Character Analysis
Mr. Thoth is a 91-year-old resident at Vesperhaven Nursery Home, which Inverarity owned and which is located outside of San Narciso. Oedipa meets Thoth there by total chance. He has just woken up from a dream about his grandfather, which he proceeds to confuse with the Porky Pig cartoon that he is watching.
Thoth explains to Oedipa that his grandfather was a rider for the Pony Express, and that he was also an Indian killer. Oedipa immediately thinks of the Wells Fargo massacre, and she asks Thoth if his grandfather was ever attacked. He tells her that he was—once—by a bunch of guys posing as Indians. The men wore feathers dyed black by burned bones. Thoth then tells Oedipa that his grandfather cut off one of their fingers in the fight, and on it was a signet ring. Thoth shows the ring to Oedipa, and she sees the symbol of the muted post horn—the Tristero symbol. Dum dum dummm.

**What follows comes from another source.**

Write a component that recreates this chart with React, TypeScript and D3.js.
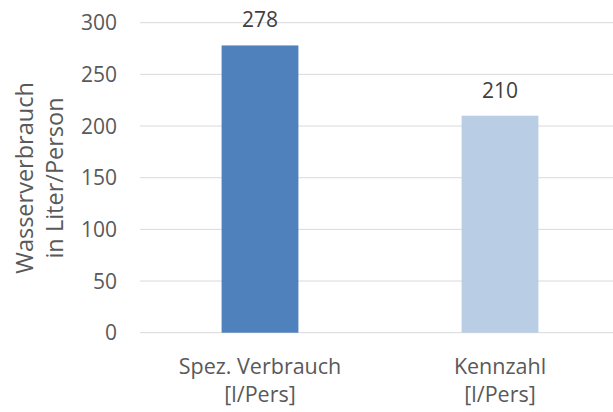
import React from "react";
import * as d3 from "d3";

const categories: string[][] = [["Spez. Verbrauch", "[l/Pers]"], ["Kennzahl", "[l/Pers]"]];
const values: number[] = [278, 210];
const barColors: string[] = ["#4F81BD", "#B9CDE5"];
const yTicks: number[] = [0, 50, 100, 150, 200, 250, 300];
const yTitle: string[] = ["Wasserverbrauch", "in Liter/Person"];

const W = 613;
const H = 412;
const FONT = "'Open Sans', sans-serif";
const TEXT = "#595959";

export default function App() {
  const x = d3
    .scaleBand<number>()
    .domain(values.map((_, i) => i))
    .range([140, 620])
    .paddingInner(0.68)
    .paddingOuter(0.34);
  const y = d3.scaleLinear().domain([0, 300]).range([332.7, 22.7]);

  return (
    <svg
      width={W}
      height={H}
      style={{ position: "absolute", left: 0, top: 0, background: "#fff" }}
      fontFamily={FONT}
    >
      {yTicks.map((t) => (
        <g key={t}>
          <line x1={140} x2={W} y1={y(t)} y2={y(t)} stroke="#D9D9D9" strokeWidth={1} />
          <text x={117} y={y(t)} dy="0.36em" textAnchor="end" fontSize={21} fill={TEXT}>
            {t}
          </text>
        </g>
      ))}
      {values.map((v, i) => (
        <g key={i}>
          <rect x={x(i)} y={y(v)} width={x.bandwidth()} height={y(0) - y(v)} fill={barColors[i]} />
          <text
            x={(x(i) as number) + x.bandwidth() / 2}
            y={y(v) - 18}
            textAnchor="middle"
            fontSize={21}
            fill="#404040"
          >
            {v}
          </text>
          {categories[i].map((line, j) => (
            <text
              key={j}
              x={(x(i) as number) + x.bandwidth() / 2}
              y={374 + j * 28}
              textAnchor="middle"
              fontSize={21.5}
              fill={TEXT}
            >
              {line}
            </text>
          ))}
        </g>
      ))}
      {yTitle.map((line, j) => (
        <text
          key={j}
          transform={`translate(${33 + j * 30},178) rotate(-90)`}
          textAnchor="middle"
          fontSize={23.5}
          fill={TEXT}
        >
          {line}
        </text>
      ))}
    </svg>
  );
}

In many ways, Oedipa's encounter with Thoth makes little to no sense (welcome to The Crying of Lot 49, Shmoopers). She stops at the nursery home on a whim, where—bam!—she bumps into a man whose grandfather may have been attacked by Tristero. The scene seems to anticipate the night during which Oedipa wanders through San Francisco and sees Tristero everywhere. It's difficult to tell if she is hallucinating, or if someone is playing a joke on her. Later in the novel, Oedipa has stopped taking such things for granted and decides that she will not go see Thoth again. She just assumes that he will have died or disappeared.
"Thoth" is meant to sound German in the book, but it might also refer to "Thoth," the Egyptian god of wisdom and language. It would be a fitting allusion, since Thoth's main contribution to the story is to show Oedipa the Tristero symbol, which she spends much of the book trying to decode.
One thing to notice is that, like Manny Di Presso, Thoth tells Oedipa about a real atrocity: his grandfather was a brutal Indian killer. Yet Oedipa glosses over the real atrocity because she is much more preoccupied with the (possibly imagined) conspiracy of the Tristero.